The recent High Court decision in Weinstock v Beck [2013] HCA 14 (the "Weinstock Case") highlights the ability of the Court to correct innocent mistakes made during the corporate governance process pursuant to section 1322 of the Corporations Act 2001.

Background

The plaintiff was Tamar Beck, the sister of the defendant, Amiram Weinstock. The issues in dispute centred on the appointment of the directors of LW Furniture Consolidated (Aust) Pty Ltd ("LWC").  The articles of LWC provided that each director shall retire at every annual general meeting and be eligible to be re-elected.  Directors were also entitled to appoint a person as a director. 

LWC was incorporated in 1971 and the plaintiff and defendant's parents, Leo and Hedy Weinstock, were appointed directors.  Amiram and Tamar became additional directors of LWC on 29 June 1973 by resolution that Amiran and Tamar hold office until the next AGM.  At the following AGM, in accordance with the Articles of Association of LWC ("Articles"), Amiram and Tamar both retired from office at the general meeting held on 31 December 1973. Amiram was not validly reappointed, however continued to act in the capacity of a director of LWC.

Tamar resigned as a director on 8 January 1982.  In 2003, Leo died and Hedy, who had contracted Alzheimers, was unable to continue acting as a director.  The quorum of LWC was two directors.  On 30 July 2003, Amiram appointed his wife, Helen, as a director.  The Articles of LWC provided that if the number of directors was below the quorum, a director was entitled to act for the purpose of increasing the number of directors. 

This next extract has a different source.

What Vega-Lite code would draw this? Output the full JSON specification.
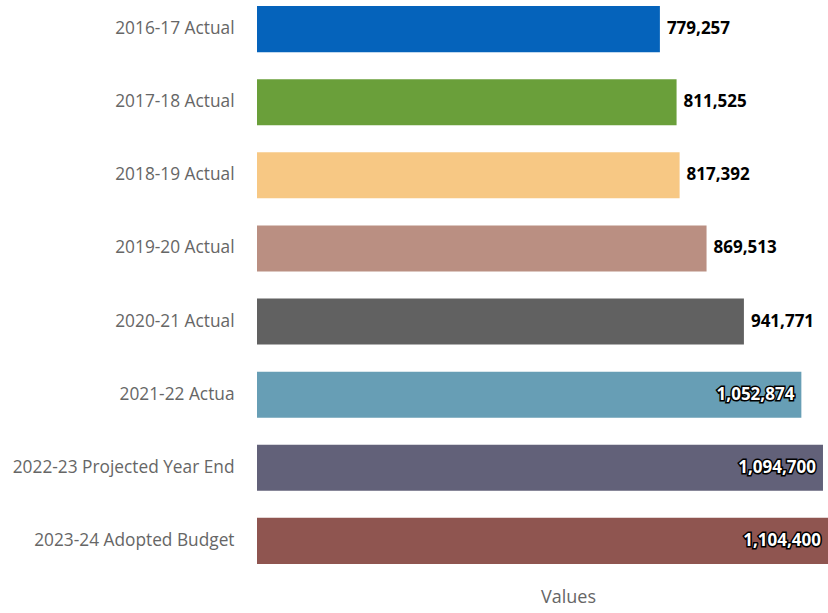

Tamar requested that the Court wind up LWC as there were no validly appointed directors and none of the issued shares had voting rights.  Tamar alleged that there was no mechanism in the company to validly appoint directors.

At Trial

The trial Judge held that Amiram, although not validly appointed as a director when Helen was appointed, had acted as a de-facto director and that, as no substantial injustice had occurred, an order should be made under section 1322(4) that the appointment of Helen as a director was not invalid.  As the valid appointment of Helen would mean that Helen was entitled to validly appoint another director to meet the quorum, and issue shares that had voting rights attached, LWC was able to return to being a functioning corporation.  The trial judge dismissed Tamar's application to wind up LWC.

On Appeal

The Court of Appeal held that section 1322(4) only applies when there has been a contravention of the constitution of the company by infringing or failing to take advantage of one of its provisions.   Amiram's appointment of Helen as a director was not a contravention as there was no provision of the Articles that Amiram could have used to appoint Helen. 

High Court

The High Court held that although Amiram did not have the power to validly appoint Helen as a director, Helen's appointment was within the scope of section 1322(4).  The High Court referred the matter back to the Supreme Court to determine whether LWC should be wound up and whether Helen's directorship should be validated. 

Conclusion

The Weinstock Case is a useful example of the Court's views on the process of corporate governance.  Corporate governance involves a complex and technical set of requirements.  The Courts have demonstrated that they have the power to validate or correct certain events, in the case of innocent procedural errors.